High-Dimensional LASSO (Hi-LASSO) can theoretically improves a LASSO model providing better performance of both prediction and feature selection on extremely high-dimensional data. Hi-LASSO alleviates bias introduced from bootstrapping, refines importance scores, improves the performance taking advantage of global oracle property, provides a statistical strategy to determine the number of bootstrapping, and allows tests of significance for feature selection with appropriate distribution. In Hi-LASSO will be applied to Use the pool of the python library to process parallel multiprocessing to reduce the time required for the model.
Hi-LASSO support Python 3.6+, Additionally, you will need numpy
, scipy
, tqdm
and glmnet
.
However, these packages should be installed automatically when installing this codebase.
Hi-LASSO
is available through PyPI and can easily be installed with a
pip install::
pip install hi_lasso
Read the documentation on readthedocs
#Data load
import pandas as pd
X = pd.read_csv('https://raw.githubusercontent.com/datax-lab/Hi-LASSO/master/simulation_data/X.csv')

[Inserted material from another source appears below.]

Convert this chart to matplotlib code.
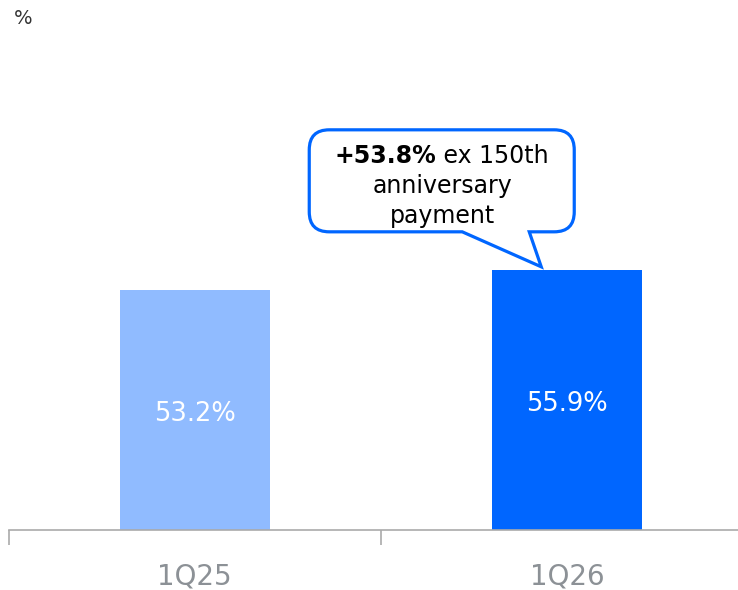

y = pd.read_csv('https://raw.githubusercontent.com/datax-lab/Hi-LASSO/master/simulation_data/y.csv')
#General Usage
from hi_lasso.hi_lasso import HiLasso
# Create a HiLasso model
hilasso = HiLasso(q1='auto', q2='auto', L=30, alpha=0.05, logistic=False, random_state=None, n_jobs=None)
# Fit the model
hilasso.fit(X, y, sample_weight=None)
# Show the coefficients
hilasso.coef_
# Show the p-values
hilasso.p_values_
# Show the intercept
hilasso.intercept_